Survivability and Longevity
The camera itself is designed to be ‘splash and dustproof’, I believe the official terminology is. Very soon after getting my hands on the camera, I tested this quite thoroughly when taking a boat out to the Farne Islands to film the puffin population and exposing it to the North Sea. I’ve trekked for miles and shot in below zero conditions all around Scotland too and I’m pleased to report that it’s never missed a beat and has run flawlessly since delivery up to the present day. It’s important to be able to rely on a camera and the FS7 has never let me down.
The FS7 was, considered to many, the successor to the very popular C300 from Canon - both are versatile, high performance cameras at accessible price points. When the C300mkII was announced, I wondered how it would compare. Both are extremely capable, and without getting in to a brand war, both are largely comparable. There are some specs or features that the Canon trumps the Sony, and there are some that the Sony is still better equipped. But crucially, the Canon is twice the price. Even now, I still feel the Sony was the right choice for me.
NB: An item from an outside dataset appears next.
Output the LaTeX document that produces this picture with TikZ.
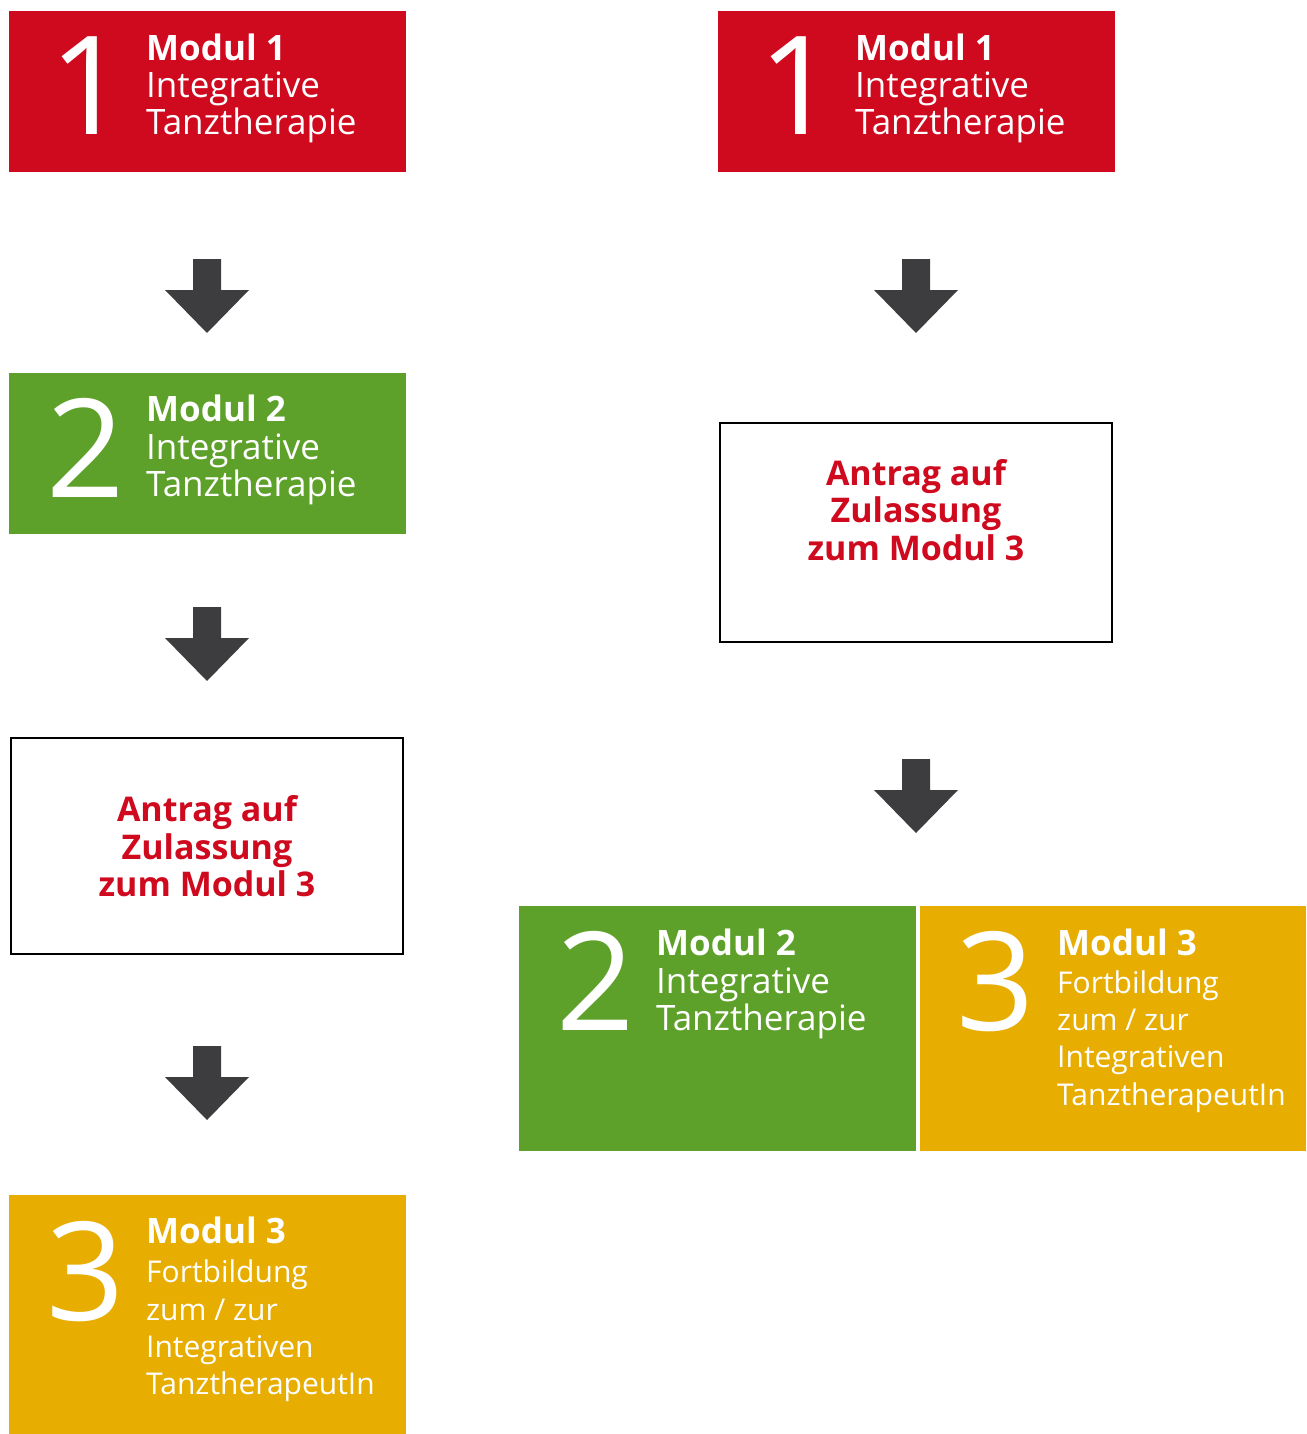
\documentclass[tikz,border=0pt]{standalone}
\usepackage{fontspec}
\setmainfont{Open Sans}
\definecolor{mred}{RGB}{207,9,30}
\definecolor{mgreen}{RGB}{93,161,42}
\definecolor{myellow}{RGB}{231,173,0}
\definecolor{agray}{RGB}{61,61,63}
\begin{document}
\begin{tikzpicture}[x=1pt,y=-1pt,
  box/.style={anchor=north west, inner sep=0, outer sep=0, draw=none},
  frame/.style={anchor=north west, inner sep=0, outer sep=0, draw=black, line width=2pt, fill=white},
  digit/.style={anchor=base, inner sep=0, text=white, font=\fontsize{137}{137}\selectfont},
  txt/.style={anchor=base west, inner sep=0, text=white, text height=26pt, text depth=8pt, font=\fontsize{35}{40}\selectfont},
  txtb/.style={txt, font=\fontsize{35}{40}\selectfont\bfseries},
  txts/.style={txt, text height=23pt, text depth=7pt, font=\fontsize{30}{36}\selectfont},
  atxt/.style={anchor=base, inner sep=0, text=mred, text height=25pt, text depth=8pt, font=\fontsize{34}{40}\selectfont\bfseries},
  blockarrow/.style={fill=agray, draw=none}
]
\useasboundingbox (0,0) rectangle (1306,1434);

% ---------- left column ----------
\node[box, fill=mred, minimum width=397, minimum height=161] (L1) at (9,11) {};
\node[digit] (L1d) at (89,135) {1};
\node[txtb] (L1a) at (146,61) {Modul 1};
\node[txt] (L1b) at (146,98) {Integrative};
\node[txt] (L1c) at (146,135) {Tanztherapie};

\node[box, fill=mgreen, minimum width=397, minimum height=161] (L2) at (9,373) {};
\node[digit] (L2d) at (86,497) {2};
\node[txtb] (L2a) at (146,421) {Modul 2};
\node[txt] (L2b) at (146,459) {Integrative};
\node[txt] (L2c) at (146,496) {Tanztherapie};

\node[frame, minimum width=392, minimum height=216] (LA) at (11,738) {};
\node[atxt] (LAa) at (207,821) {Antrag auf};
\node[atxt] (LAb) at (207,859) {Zulassung};
\node[atxt] (LAc) at (207,896) {zum Modul 3};

\node[box, fill=myellow, minimum width=397, minimum height=239] (L3) at (9,1195) {};
\node[digit] (L3d) at (86,1320) {3};
\node[txtb] (L3a) at (146,1243) {Modul 3};
\node[txts] (L3b) at (146,1282) {Fortbildung};
\node[txts] (L3c) at (146,1320) {zum / zur};
\node[txts] (L3d2) at (146,1357) {Integrativen};
\node[txts] (L3e) at (146,1394) {TanztherapeutIn};

% ---------- right column ----------
\node[box, fill=mred, minimum width=397, minimum height=161] (R1) at (718,11) {};
\node[digit] (R1d) at (798,135) {1};
\node[txtb] (R1a) at (855,61) {Modul 1};
\node[txt] (R1b) at (855,98) {Integrative};
\node[txt] (R1c) at (855,135) {Tanztherapie};

\node[frame, minimum width=392, minimum height=219] (RA) at (720,423) {};
\node[atxt] (RAa) at (916,485) {Antrag auf};
\node[atxt] (RAb) at (916,522) {Zulassung};
\node[atxt] (RAc) at (916,560) {zum Modul 3};

\node[box, fill=mgreen, minimum width=397, minimum height=245] (R2) at (519,906) {};
\node[digit] (R2d) at (596,1030) {2};
\node[txtb] (R2a) at (656,955) {Modul 2};
\node[txt] (R2b) at (656,993) {Integrative};
\node[txt] (R2c) at (656,1030) {Tanztherapie};

\node[box, fill=myellow, minimum width=386, minimum height=245] (R3) at (920,906) {};
\node[digit] (R3d) at (996,1030) {3};
\node[txtb] (R3a) at (1057,955) {Modul 3};
\node[txts] (R3b) at (1057,993) {Fortbildung};
\node[txts] (R3c) at (1057,1030) {zum / zur};
\node[txts] (R3d2) at (1057,1067) {Integrativen};
\node[txts] (R3e) at (1057,1105) {TanztherapeutIn};

% ---------- block arrows ----------
\foreach \n/\x/\y in {a1/207/259, a2/207/607, a3/207/1046, a4/916/259, a5/916/759} {
  \coordinate (\n) at (\x,\y);
  \fill[blockarrow] (\n) ++(-14,0) -- ++(28,0) -- ++(0,31) -- ++(28,0)
     -- ++(-42,43) -- ++(-42,-43) -- ++(28,0) -- cycle;
}
\end{tikzpicture}
\end{document}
A year on and I couldn’t be happier with the FS7. At it’s price point, I really believe that it’s the best camera per pound (or dollar) you can buy. In many ways, it’s arguably on par with the Red One in terms of specs and performance (with a raw recorder) - the Red of course once being the pinnacle of digital cinema. I foresee the FS7 being both relevant and competitive for a number of years yet and I look forward to whatever I might end up filming next with it.